● **SHORT TASK**: The lines to extract run from the first line of the material below to the line containing "width=307,minimum height=17] (pra)", both included; leave the pictures behind.

--- START EXCERPTED DATA ---

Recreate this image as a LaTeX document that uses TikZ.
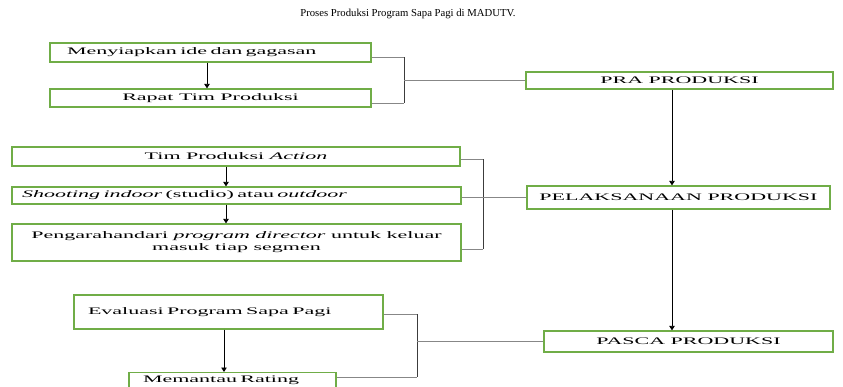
\documentclass[tikz,border=0pt]{standalone}
\usepackage{fontspec}
\setmainfont{Liberation Serif}
\newfontfamily\widefont[FakeStretch=2.2]{Liberation Serif}
\usetikzlibrary{arrows.meta,calc}
\definecolor{boxgreen}{RGB}{112,173,71}
\definecolor{linegray}{RGB}{135,135,135}
\definecolor{bardark}{RGB}{60,60,60}
\begin{document}
\begin{tikzpicture}[x=1pt,y=-1pt,
  box/.style={draw=boxgreen,line width=1.3pt,inner sep=0pt,fill=white,
    font=\widefont\fontsize{10}{12}\selectfont,align=center},
  arr/.style={draw=black,line width=0.8pt,-{Triangle[length=4.5pt,width=5.5pt]}},
  brk/.style={draw=linegray,line width=0.8pt},
  vbar/.style={draw=bardark,line width=0.8pt},
  ttl/.style={font=\fontsize{10.7}{12}\selectfont}
  ]
\useasboundingbox (0,0) rectangle (843,386);
\fill[white] (0,0) rectangle (843,386);

\node[ttl] (title) at (408,14) {Proses Produksi Program Sapa Pagi di MADUTV.};

% PRA PRODUKSI group
\node[box,minimum width=321,minimum height=19,text width=287,align=left] (m1) at (210.5,52.5) {Menyiapkan ide dan gagasan};
\node[box,minimum width=321,minimum height=18] (m2) at (210.5,98) {Rapat Tim Produksi};
\node[box,minimum width=307,minimum height=17] (pra) at (679.5,80.5) {PRA PRODUKSI};

% PELAKSANAAN group
\node[box,minimum width=448,minimum height=19] (t1) at (236,156.5) {Tim Produksi \textit{Action}};
\node[box,minimum width=449,minimum height=17,text width=429,align=left] (t2) at (236.5,195.5) {\textit{Shooting indoor} (studio) atau \textit{outdoor}};
\node[box,minimum width=449,minimum height=37] (t3) at (236.5,242.5) {Pengarahandari \textit{program director} untuk keluar\\masuk tiap segmen};
\node[box,minimum width=303,minimum height=23] (pel) at (678.5,197.5) {PELAKSANAAN PRODUKSI};

% PASCA group
\node[box,minimum width=309,minimum height=34,text width=281,align=left] (e1) at (228.5,312) {Evaluasi Program Sapa Pagi};
\node[box,anchor=north,minimum width=207,text width=179,align=left,inner ysep=2pt,text height=7.5pt,text depth=20pt] (e2) at (232.5,372) {Memantau Rating};
\node[box,minimum width=289,minimum height=21] (pasca) at (688.5,341.5) {PASCA PRODUKSI};

% arrows within groups
\draw[arr] ([xshift=-3.5pt]m1.south) -- ([xshift=-3.5pt]m1.south |- m2.north);
\draw[arr] ([xshift=-10pt]t1.south) -- ([xshift=-10pt]t1.south |- t2.north);
\draw[arr] ([xshift=-10.5pt]t2.south) -- ([xshift=-10.5pt]t2.south |- t3.north);
\draw[arr] ([xshift=-4.5pt]e1.south) -- ([xshift=-4.5pt]e1.south |- e2.north);

% main flow arrows
\draw[arr] ([xshift=-7.5pt]pra.south) -- ([xshift=-7.5pt]pra.south |- pel.north);
\draw[arr] ([xshift=-6.5pt]pel.south) -- ([xshift=-6.5pt]pel.south |- pasca.north);

% bracket 1
\coordinate (b1) at (404,80.5);
\coordinate (p11) at ([yshift=-4.5pt]m1.east);
\coordinate (p12) at ([yshift=-5pt]m2.east);
\draw[brk] (p11) -- (p11 -| b1);
\draw[brk] (p12) -- (p12 -| b1);
\draw[vbar] (p11 -| b1) -- (p12 -| b1);
\draw[brk] (b1) -- (pra.west);

% bracket 2
\coordinate (b2) at (483,197.5);
\coordinate (p21) at ([yshift=-2.5pt]t1.east);
\coordinate (p23) at ([yshift=-6.5pt]t3.east);
\draw[brk] (p21) -- (p21 -| b2);
\draw[brk] (p23) -- (p23 -| b2);
\draw[vbar] (p21 -| b2) -- (p23 -| b2);
\draw[brk] (pel.west) -- (pel.west -| t2.east);

% bracket 3
\coordinate (b3) at (417,341.5);
\coordinate (p31) at ([yshift=-2pt]e1.east);
\coordinate (p32) at ([yshift=-5pt]e2.north east);
\draw[brk] (p31) -- (p31 -| b3);
\draw[brk] (p32) -- (p32 -| b3);
\draw[vbar] (p31 -| b3) -- (p32 -| b3);
\draw[brk] (b3) -- (pasca.west);
\end{tikzpicture}
\end{document}
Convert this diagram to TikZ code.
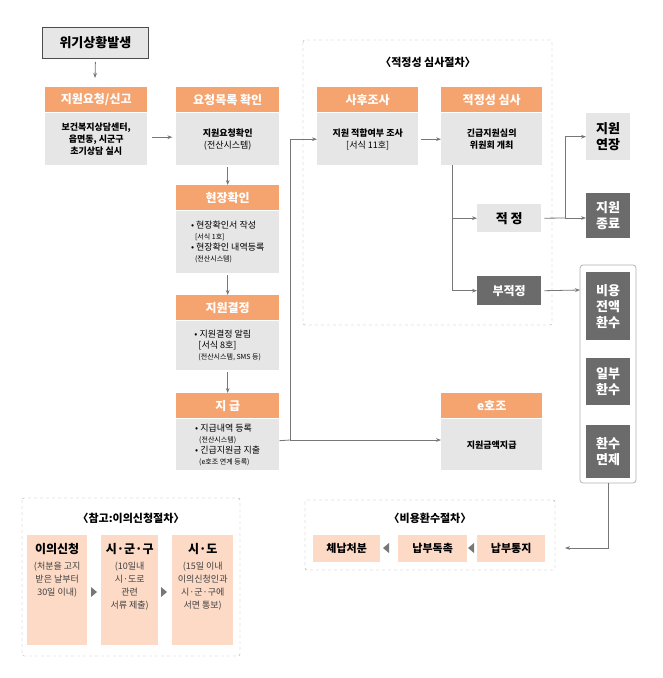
\documentclass[tikz,border=0pt]{standalone}
\usepackage{fontspec}
\setmainfont{Noto Sans CJK KR}
\usetikzlibrary{arrows.meta}
\definecolor{hdr}{HTML}{F5A36F}
\definecolor{bdy}{HTML}{E6E6E6}
\definecolor{drk}{HTML}{6B6B6B}
\definecolor{pch}{HTML}{FCDAC6}
\definecolor{lin}{HTML}{777777}
\tikzset{
    box/.style = {draw=none, inner sep=1pt, align=center, anchor=north west},
    hbox/.style = {box, fill=hdr, text=white, font=\fontsize{12}{13}\selectfont\bfseries},
    bbox/.style = {box, fill=bdy, font=\fontsize{9}{12}\selectfont\bfseries},
    dbox/.style = {box, fill=drk, text=white, font=\fontsize{13}{16}\selectfont\bfseries},
    lbox/.style = {box, fill=bdy, font=\fontsize{13}{16}\selectfont\bfseries},
    pbox/.style = {box, fill=pch, font=\fontsize{11}{13}\selectfont\bfseries},
    frame/.style = {draw=black!35, dashed, rounded corners=2pt},
    conn/.style = {draw=lin, thick, -{Stealth[length=5pt]}},
    tri/.style = {fill=lin, draw=none},
    ttl/.style = {font=\fontsize{11}{13}\selectfont\bfseries}
}
\newcommand{\sm}{\fontsize{7}{9}\selectfont\mdseries}
\begin{document}
\begin{tikzpicture}[x=1pt, y=-1pt]
\useasboundingbox (0,0) rectangle (662,678);
% frames
\draw[frame] (303,40) rectangle (552,325);
\draw[frame] (305,500) rectangle (555,570);
\draw[frame] (22,498) rectangle (240,656);
\draw[draw=black!30, thick, rounded corners=3pt, fill=white] (580,265) rectangle (636,483);
\node[ttl] (t1) at (428,62) {〈적정성 심사절차〉};
\node[ttl] (t2) at (430,518) {〈비용환수절차〉};
\node[ttl] (t3) at (131,518) {〈참고:이의신청절차〉};
% start
\node[box, fill=bdy, draw=black!70, thick, minimum width=106pt, minimum height=31pt,
      font=\fontsize{13}{15}\selectfont\bfseries] (start) at (42,27) {위기상황발생};
% left column
\node[hbox, minimum width=102pt, minimum height=25pt] (reqh) at (45,87) {지원요청/신고};
\node[bbox, minimum width=102pt, minimum height=52pt] (reqb) at (45,113) {보건복지상담센터,\\읍면동, 시군구\\초기상담 실시};
\node[hbox, minimum width=103pt, minimum height=25pt] (listh) at (176,87) {요청목록 확인};
\node[bbox, minimum width=103pt, minimum height=52pt] (listb) at (176,113) {지원요청확인\\{\mdseries (전산시스템)}};
\node[hbox, minimum width=103pt, minimum height=25pt] (siteh) at (176,185) {현장확인};
\node[bbox, minimum width=103pt, minimum height=62pt, align=left, font=\fontsize{9}{11}\selectfont] (siteb) at (176,211)
    {• 현장확인서 작성\\ \ \ {\sm [서식 1호]}\\• 현장확인 내역등록\\ \ \ {\sm (전산시스템)}};
\node[hbox, minimum width=103pt, minimum height=25pt] (decih) at (176,295) {지원결정};
\node[bbox, minimum width=103pt, minimum height=49pt, align=left, font=\fontsize{9}{11}\selectfont] (decib) at (176,321)
    {• 지원결정 알림\\ \ \ [서식 8호]\\ \ \ {\sm (전산시스템, SMS 등)}};
\node[hbox, minimum width=103pt, minimum height=25pt] (payh) at (176,393) {지 급};
\node[bbox, minimum width=103pt, minimum height=51pt, align=left, font=\fontsize{9}{11}\selectfont] (payb) at (176,419)
    {• 지급내역 등록\\ \ \ {\sm (전산시스템)}\\• 긴급지원금 지출\\ \ \ {\sm (e호조 연계 등록)}};
% review
\node[hbox, minimum width=101pt, minimum height=25pt] (posth) at (317,87) {사후조사};
\node[bbox, minimum width=101pt, minimum height=52pt] (postb) at (317,113) {지원 적합여부 조사\\{\mdseries [서식 11호]}};
\node[hbox, minimum width=101pt, minimum height=25pt] (revh) at (441,87) {적정성 심사};
\node[bbox, minimum width=101pt, minimum height=52pt] (revb) at (441,113) {긴급지원심의\\위원회 개최};
\node[lbox, minimum width=64pt, minimum height=28pt] (ok) at (477,204) {적 정};
\node[dbox, minimum width=64pt, minimum height=29pt, font=\fontsize{12}{14}\selectfont\bfseries] (nok) at (477,276) {부적정};
\node[lbox, minimum width=44pt, minimum height=47pt] (ext) at (586,113) {지원\\연장};
\node[dbox, minimum width=44pt, minimum height=45pt] (end) at (586,193) {지원\\종료};
\node[dbox, minimum width=44pt, minimum height=68pt] (full) at (586,272) {비용\\전액\\환수};
\node[dbox, minimum width=44pt, minimum height=47pt] (part) at (586,358) {일부\\환수};
\node[dbox, minimum width=44pt, minimum height=53pt] (free) at (586,425) {환수\\면제};
\node[hbox, minimum width=101pt, minimum height=25pt] (eh) at (441,393) {e호조};
\node[bbox, minimum width=101pt, minimum height=51pt] (eb) at (441,419) {지원금액지급};
% recovery
\node[pbox, minimum width=67pt, minimum height=27pt] (seize) at (313,535) {체납처분};
\node[pbox, minimum width=69pt, minimum height=27pt] (urge) at (398,535) {납부독촉};
\node[pbox, minimum width=68pt, minimum height=27pt] (notice) at (477,535) {납부통지};
\fill[tri] (383,548) -- (389,543) -- (389,553) -- cycle;
\fill[tri] (468,548) -- (474,543) -- (474,553) -- cycle;
% objection
\node[pbox, minimum width=60pt, minimum height=110pt] (obj) at (27,535) {};
\node[pbox, minimum width=57pt, minimum height=110pt] (sgg) at (101,535) {};
\node[pbox, minimum width=61pt, minimum height=110pt] (sido) at (172,535) {};
\node[font=\fontsize{12}{14}\selectfont\bfseries, anchor=north] (objt) at (obj.north) [yshift=-5pt] {이의신청};
\node[font=\fontsize{9}{13}\selectfont, align=center, anchor=north, text=black!75] (objd) at (objt.south) {(처분을 고지\\받은 날부터\\30일 이내)};
\node[font=\fontsize{12}{14}\selectfont\bfseries, anchor=north] (sggt) at (sgg.north) [yshift=-5pt] {시·군·구};
\node[font=\fontsize{9}{13}\selectfont, align=center, anchor=north, text=black!75] (sggd) at (sggt.south) {(10일내\\시·도로\\관련\\서류 제출)};
\node[font=\fontsize{12}{14}\selectfont\bfseries, anchor=north] (sidot) at (sido.north) [yshift=-5pt] {시·도};
\node[font=\fontsize{9}{13}\selectfont, align=center, anchor=north, text=black!75] (sidod) at (sidot.south) {(15일 이내\\이의신청인과\\시·군·구에\\서면 통보)};
\fill[tri] (167,592) -- (161,587) -- (161,597) -- cycle;
\fill[tri] (97,592) -- (91,587) -- (91,597) -- cycle;
% connectors
\coordinate (j1) at (290,440);
\coordinate (j2) at (452,165);
\coordinate (j3) at (565,218);
\coordinate (j4) at (565,548);
\draw[conn] (start.south) ++(0,3) -- (95,78);
\draw[conn] (reqb.east) ++(5,-2) -- ++(20,0);
\draw[conn] (listb.south) ++(0,2) -- (siteh.north);
\draw[conn] (siteb.south) ++(0,2) -- (decih.north);
\draw[conn] (decib.south) ++(0,2) -- (payh.north);
\draw[draw=lin, thick] (payb.east) ++(0,-4) -- (j1);
\draw[conn] (j1) |- (postb.west);
\draw[conn] (j1) -- (eb.west |- j1);
\draw[conn] (postb.east) ++(3,0) -- (revb.west);
\draw[conn] (j2) |- (ok.west);
\draw[conn] (j2) |- (nok.west);
\draw[draw=lin, thick] (ok.east) ++(3,0) -- (j3);
\draw[conn] (j3) |- (ext.west);
\draw[conn] (j3) -- (end.west |- j3);
\draw[conn] (nok.east) ++(3,0) -- (580,290);
\draw[conn] (608,483) |- (j4);
\end{tikzpicture}
\end{document}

--- END EXCERPTED DATA ---

● **TASK OUTPUT**:
Recreate this image as a LaTeX document that uses TikZ.
\documentclass[tikz,border=0pt]{standalone}
\usepackage{fontspec}
\setmainfont{Liberation Serif}
\newfontfamily\widefont[FakeStretch=2.2]{Liberation Serif}
\usetikzlibrary{arrows.meta,calc}
\definecolor{boxgreen}{RGB}{112,173,71}
\definecolor{linegray}{RGB}{135,135,135}
\definecolor{bardark}{RGB}{60,60,60}
\begin{document}
\begin{tikzpicture}[x=1pt,y=-1pt,
  box/.style={draw=boxgreen,line width=1.3pt,inner sep=0pt,fill=white,
    font=\widefont\fontsize{10}{12}\selectfont,align=center},
  arr/.style={draw=black,line width=0.8pt,-{Triangle[length=4.5pt,width=5.5pt]}},
  brk/.style={draw=linegray,line width=0.8pt},
  vbar/.style={draw=bardark,line width=0.8pt},
  ttl/.style={font=\fontsize{10.7}{12}\selectfont}
  ]
\useasboundingbox (0,0) rectangle (843,386);
\fill[white] (0,0) rectangle (843,386);

\node[ttl] (title) at (408,14) {Proses Produksi Program Sapa Pagi di MADUTV.};

% PRA PRODUKSI group
\node[box,minimum width=321,minimum height=19,text width=287,align=left] (m1) at (210.5,52.5) {Menyiapkan ide dan gagasan};
\node[box,minimum width=321,minimum height=18] (m2) at (210.5,98) {Rapat Tim Produksi};
\node[box,minimum width=307,minimum height=17] (pra) at (679.5,80.5) {PRA PRODUKSI};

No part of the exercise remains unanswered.